%%

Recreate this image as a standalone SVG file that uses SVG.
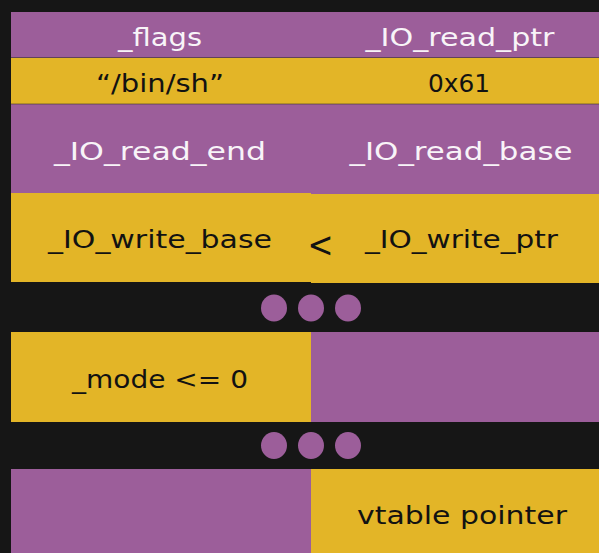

%%
%%

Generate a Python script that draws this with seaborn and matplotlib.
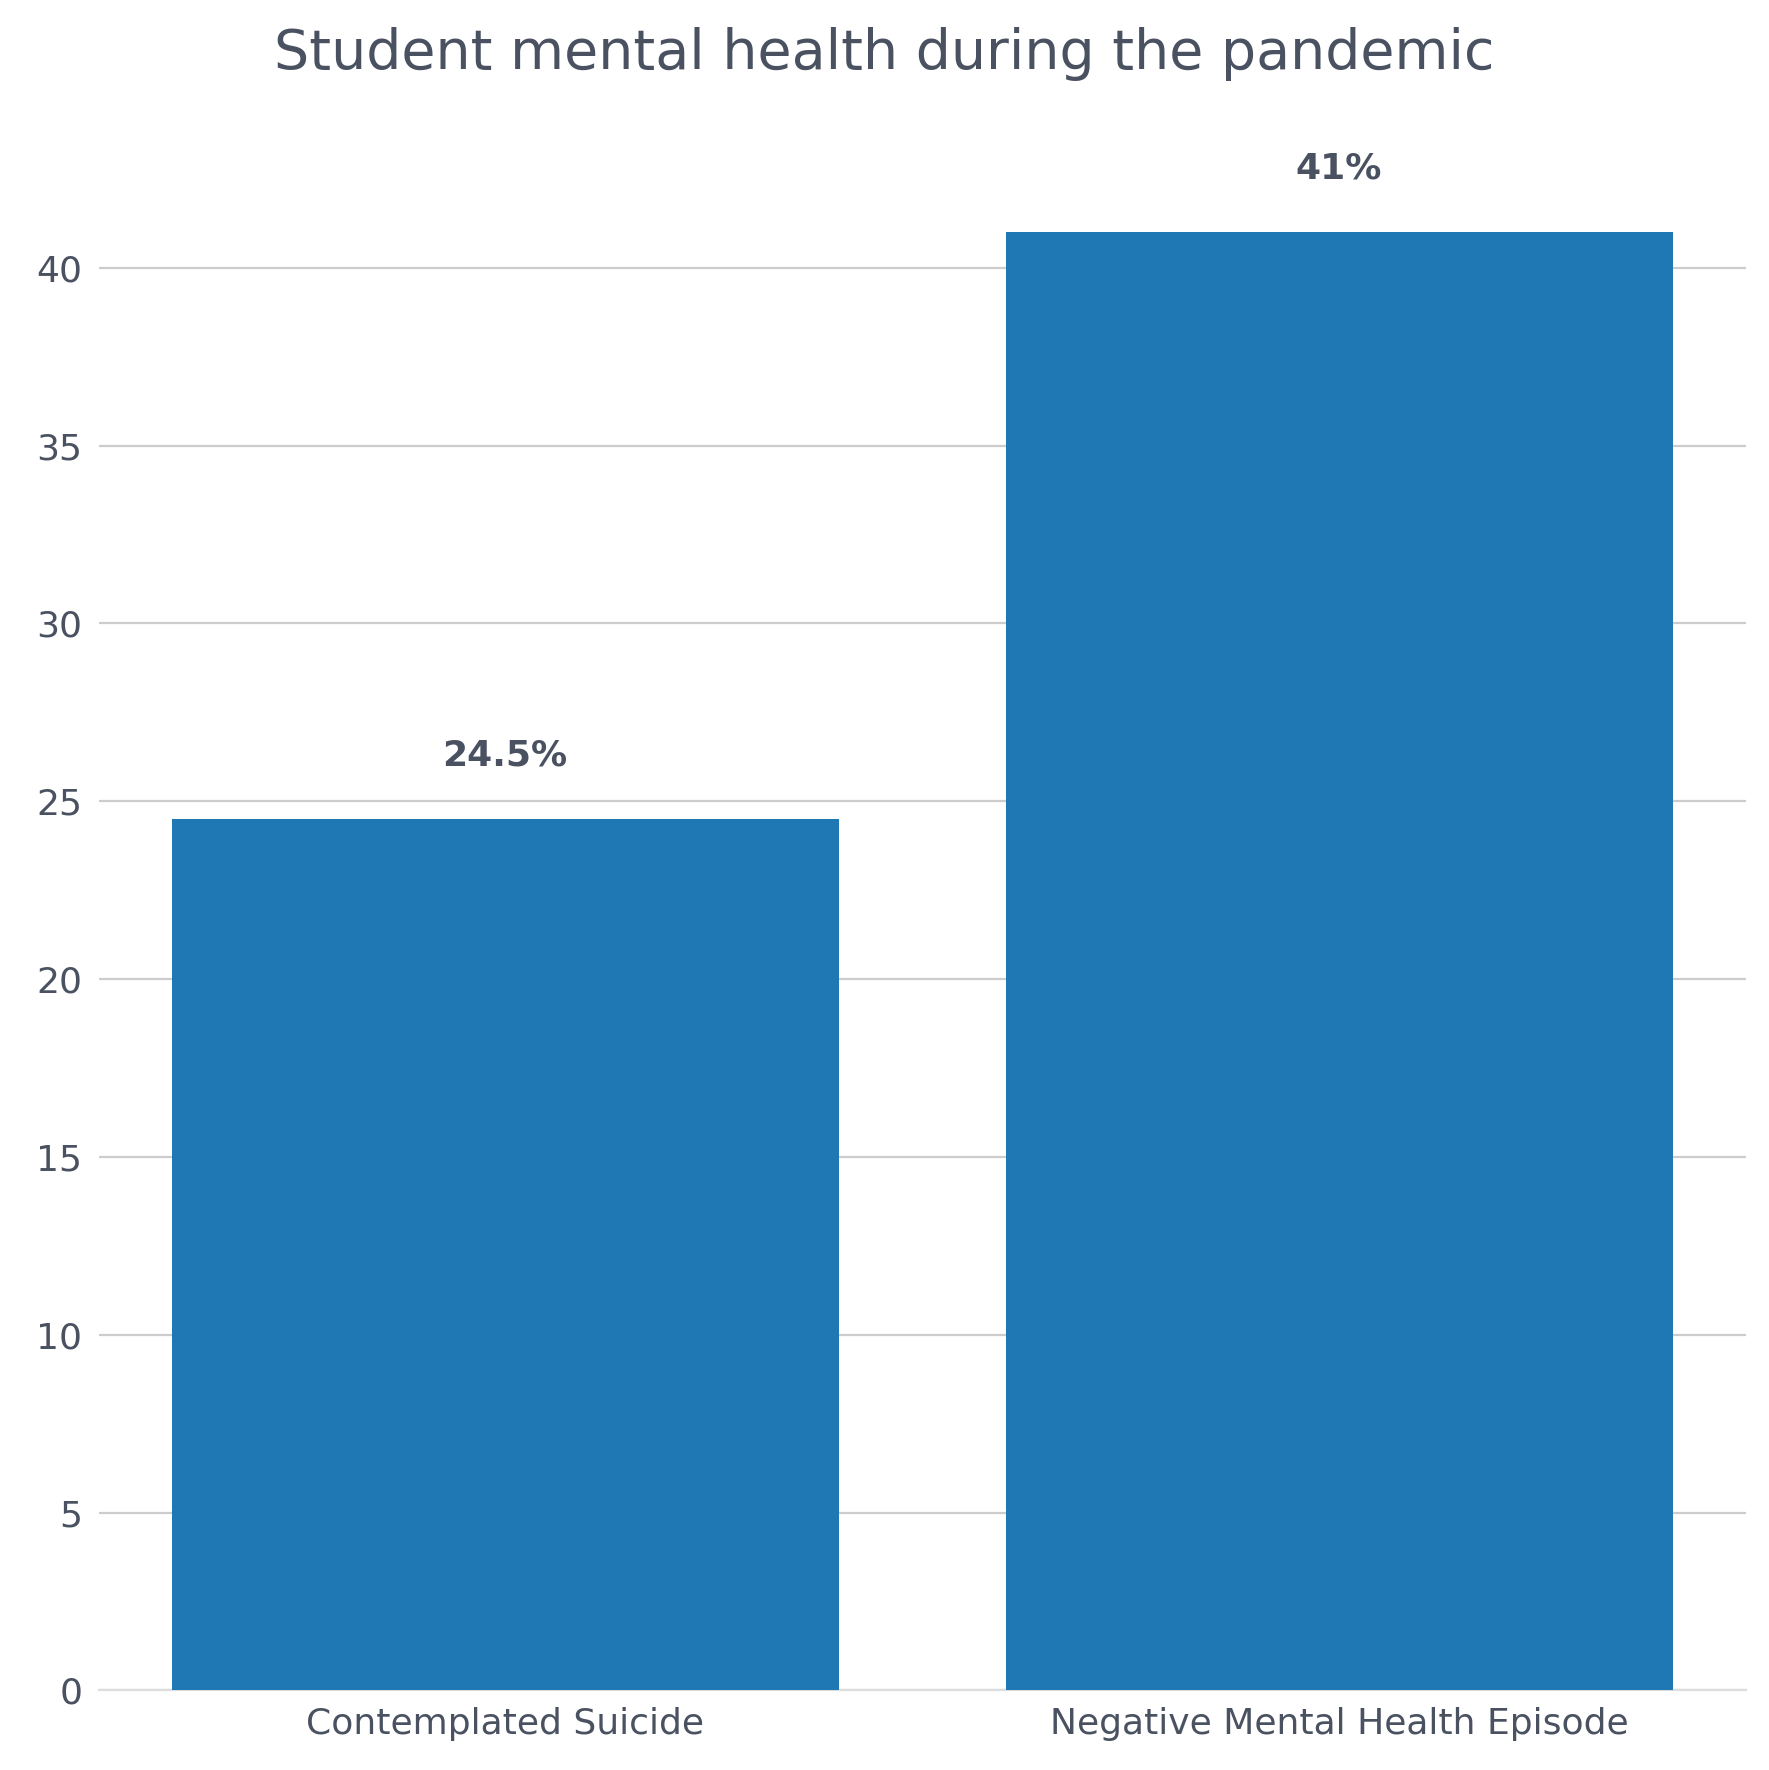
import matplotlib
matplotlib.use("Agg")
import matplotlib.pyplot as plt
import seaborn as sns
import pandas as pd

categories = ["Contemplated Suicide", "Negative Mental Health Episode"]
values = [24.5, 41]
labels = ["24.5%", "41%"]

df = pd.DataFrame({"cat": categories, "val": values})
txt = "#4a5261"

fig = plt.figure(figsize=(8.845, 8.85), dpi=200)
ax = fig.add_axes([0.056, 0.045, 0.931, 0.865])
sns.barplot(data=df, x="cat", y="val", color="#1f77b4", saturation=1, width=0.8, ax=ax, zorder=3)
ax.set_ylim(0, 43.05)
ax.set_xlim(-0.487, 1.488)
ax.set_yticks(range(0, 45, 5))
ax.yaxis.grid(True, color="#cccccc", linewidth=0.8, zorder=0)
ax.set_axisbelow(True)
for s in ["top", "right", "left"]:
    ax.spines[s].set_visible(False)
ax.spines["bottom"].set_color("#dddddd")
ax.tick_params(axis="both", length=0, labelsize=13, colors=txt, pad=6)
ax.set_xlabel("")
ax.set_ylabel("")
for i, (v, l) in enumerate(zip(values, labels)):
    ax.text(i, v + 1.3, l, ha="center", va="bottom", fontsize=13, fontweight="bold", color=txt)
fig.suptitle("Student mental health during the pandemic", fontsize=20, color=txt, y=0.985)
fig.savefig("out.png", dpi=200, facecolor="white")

%%

EXERCISE AIM: Pick out the part that begins with the line containing "Generate a Python" and finishes with the line containing "import pandas as pd", both included. Restate it exactly, without images.

ANSWER BELOW:
Generate a Python script that draws this with seaborn and matplotlib.
import matplotlib
matplotlib.use("Agg")
import matplotlib.pyplot as plt
import seaborn as sns
import pandas as pd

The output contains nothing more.